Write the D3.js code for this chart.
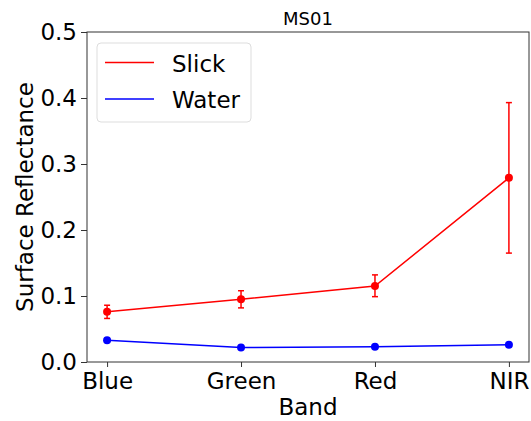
<!DOCTYPE html>
<html>
<head>
<meta charset="utf-8">
<script src="https://cdn.jsdelivr.net/npm/d3@7"></script>
<style>
  html, body { margin: 0; padding: 0; background: #fff; }
  svg { display: block; font-family: "DejaVu Sans", sans-serif; }
</style>
</head>
<body>
<svg id="chart" width="531" height="421"></svg>
<script>
// Band categories along the x axis
const bands = ["Blue", "Green", "Red", "NIR"];
// Mean surface reflectance per band
const slickMean = [0.076, 0.095, 0.115, 0.279];
const slickLow  = [0.066, 0.082, 0.099, 0.165];
const slickHigh = [0.086, 0.108, 0.132, 0.393];
const waterMean = [0.033, 0.022, 0.023, 0.026];
const yTicks = [0.0, 0.1, 0.2, 0.3, 0.4, 0.5];
const seriesNames = ["Slick", "Water"];

const svg = d3.select("#chart");
const m = { left: 87, right: 529, top: 32, bottom: 362 };
const fs = 23;

const x = d3.scaleLinear().domain([-0.15, 3.15]).range([m.left, m.right]);
const y = d3.scaleLinear().domain([0, 0.5]).range([m.bottom, m.top]);

// Frame
svg.append("rect")
  .attr("x", m.left).attr("y", m.top)
  .attr("width", m.right - m.left).attr("height", m.bottom - m.top)
  .attr("fill", "none").attr("stroke", "#333").attr("stroke-width", 1);

// Axes
const xAxis = svg.append("g").attr("transform", `translate(0,${m.bottom})`)
  .call(d3.axisBottom(x).tickValues(d3.range(bands.length)).tickFormat(i => bands[i]).tickSizeOuter(0).tickSize(5).tickPadding(6));
const yAxis = svg.append("g").attr("transform", `translate(${m.left},0)`)
  .call(d3.axisLeft(y).tickValues(yTicks).tickFormat(d3.format(".1f")).tickSizeOuter(0).tickSize(6).tickPadding(4));
[xAxis, yAxis].forEach(g => {
  g.select(".domain").remove();
  g.selectAll("line").attr("stroke", "#333");
  g.selectAll("text").attr("font-size", fs).attr("fill", "#000").attr("font-family", "DejaVu Sans");
});

// Titles
svg.append("text").attr("x", (m.left + m.right) / 2).attr("y", 25)
  .attr("text-anchor", "middle").attr("font-size", 18).text("MS01");
svg.append("text").attr("x", (m.left + m.right) / 2).attr("y", 415)
  .attr("text-anchor", "middle").attr("font-size", fs).text("Band");
svg.append("text").attr("transform", `translate(33,${(m.top + m.bottom) / 2}) rotate(-90)`)
  .attr("text-anchor", "middle").attr("font-size", fs).text("Surface Reflectance");

const line = d3.line().x((d, i) => x(i)).y(d => y(d));

// Slick error bars
const eb = svg.append("g").attr("stroke", "#ff0000").attr("stroke-width", 1.5);
slickMean.forEach((v, i) => {
  eb.append("line").attr("x1", x(i)).attr("x2", x(i)).attr("y1", y(slickLow[i])).attr("y2", y(slickHigh[i]));
  [slickLow[i], slickHigh[i]].forEach(c => {
    eb.append("line").attr("x1", x(i) - 3).attr("x2", x(i) + 3).attr("y1", y(c)).attr("y2", y(c));
  });
});

// Series lines and markers
[[slickMean, "#ff0000"], [waterMean, "#0000ff"]].forEach(([vals, col]) => {
  svg.append("path").datum(vals).attr("d", line).attr("fill", "none")
    .attr("stroke", col).attr("stroke-width", 1.5);
  svg.append("g").selectAll("circle").data(vals).join("circle")
    .attr("cx", (d, i) => x(i)).attr("cy", d => y(d)).attr("r", 4).attr("fill", col);
});

// Legend
const lg = svg.append("g");
lg.append("rect").attr("x", 97).attr("y", 43).attr("width", 154).attr("height", 79)
  .attr("rx", 4).attr("fill", "#fff").attr("fill-opacity", 0.8).attr("stroke", "#ddd");
seriesNames.forEach((name, i) => {
  const cy = 62.5 + i * 36.5;
  lg.append("line").attr("x1", 105).attr("x2", 154).attr("y1", cy).attr("y2", cy)
    .attr("stroke", i === 0 ? "#ff0000" : "#0000ff").attr("stroke-width", 1.5);
  lg.append("text").attr("x", 172).attr("y", cy + 9).attr("font-size", fs).text(name);
});
</script>
</body>
</html>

» What the task asks
Your task is an exact transcription of all the data, minus the pictures.

» Full output
Write the D3.js code for this chart.
<!DOCTYPE html>
<html>
<head>
<meta charset="utf-8">
<script src="https://cdn.jsdelivr.net/npm/d3@7"></script>
<style>
  html, body { margin: 0; padding: 0; background: #fff; }
  svg { display: block; font-family: "DejaVu Sans", sans-serif; }
</style>
</head>
<body>
<svg id="chart" width="531" height="421"></svg>
<script>
// Band categories along the x axis
const bands = ["Blue", "Green", "Red", "NIR"];
// Mean surface reflectance per band
const slickMean = [0.076, 0.095, 0.115, 0.279];
const slickLow  = [0.066, 0.082, 0.099, 0.165];
const slickHigh = [0.086, 0.108, 0.132, 0.393];
const waterMean = [0.033, 0.022, 0.023, 0.026];
const yTicks = [0.0, 0.1, 0.2, 0.3, 0.4, 0.5];
const seriesNames = ["Slick", "Water"];

const svg = d3.select("#chart");
const m = { left: 87, right: 529, top: 32, bottom: 362 };
const fs = 23;

const x = d3.scaleLinear().domain([-0.15, 3.15]).range([m.left, m.right]);
const y = d3.scaleLinear().domain([0, 0.5]).range([m.bottom, m.top]);

// Frame
svg.append("rect")
  .attr("x", m.left).attr("y", m.top)
  .attr("width", m.right - m.left).attr("height", m.bottom - m.top)
  .attr("fill", "none").attr("stroke", "#333").attr("stroke-width", 1);

// Axes
const xAxis = svg.append("g").attr("transform", `translate(0,${m.bottom})`)
  .call(d3.axisBottom(x).tickValues(d3.range(bands.length)).tickFormat(i => bands[i]).tickSizeOuter(0).tickSize(5).tickPadding(6));
const yAxis = svg.append("g").attr("transform", `translate(${m.left},0)`)
  .call(d3.axisLeft(y).tickValues(yTicks).tickFormat(d3.format(".1f")).tickSizeOuter(0).tickSize(6).tickPadding(4));
[xAxis, yAxis].forEach(g => {
  g.select(".domain").remove();
  g.selectAll("line").attr("stroke", "#333");
  g.selectAll("text").attr("font-size", fs).attr("fill", "#000").attr("font-family", "DejaVu Sans");
});

// Titles
svg.append("text").attr("x", (m.left + m.right) / 2).attr("y", 25)
  .attr("text-anchor", "middle").attr("font-size", 18).text("MS01");
svg.append("text").attr("x", (m.left + m.right) / 2).attr("y", 415)
  .attr("text-anchor", "middle").attr("font-size", fs).text("Band");
svg.append("text").attr("transform", `translate(33,${(m.top + m.bottom) / 2}) rotate(-90)`)
  .attr("text-anchor", "middle").attr("font-size", fs).text("Surface Reflectance");

const line = d3.line().x((d, i) => x(i)).y(d => y(d));

// Slick error bars
const eb = svg.append("g").attr("stroke", "#ff0000").attr("stroke-width", 1.5);
slickMean.forEach((v, i) => {
  eb.append("line").attr("x1", x(i)).attr("x2", x(i)).attr("y1", y(slickLow[i])).attr("y2", y(slickHigh[i]));
  [slickLow[i], slickHigh[i]].forEach(c => {
    eb.append("line").attr("x1", x(i) - 3).attr("x2", x(i) + 3).attr("y1", y(c)).attr("y2", y(c));
  });
});

// Series lines and markers
[[slickMean, "#ff0000"], [waterMean, "#0000ff"]].forEach(([vals, col]) => {
  svg.append("path").datum(vals).attr("d", line).attr("fill", "none")
    .attr("stroke", col).attr("stroke-width", 1.5);
  svg.append("g").selectAll("circle").data(vals).join("circle")
    .attr("cx", (d, i) => x(i)).attr("cy", d => y(d)).attr("r", 4).attr("fill", col);
});

// Legend
const lg = svg.append("g");
lg.append("rect").attr("x", 97).attr("y", 43).attr("width", 154).attr("height", 79)
  .attr("rx", 4).attr("fill", "#fff").attr("fill-opacity", 0.8).attr("stroke", "#ddd");
seriesNames.forEach((name, i) => {
  const cy = 62.5 + i * 36.5;
  lg.append("line").attr("x1", 105).attr("x2", 154).attr("y1", cy).attr("y2", cy)
    .attr("stroke", i === 0 ? "#ff0000" : "#0000ff").attr("stroke-width", 1.5);
  lg.append("text").attr("x", 172).attr("y", cy + 9).attr("font-size", fs).text(name);
});
</script>
</body>
</html>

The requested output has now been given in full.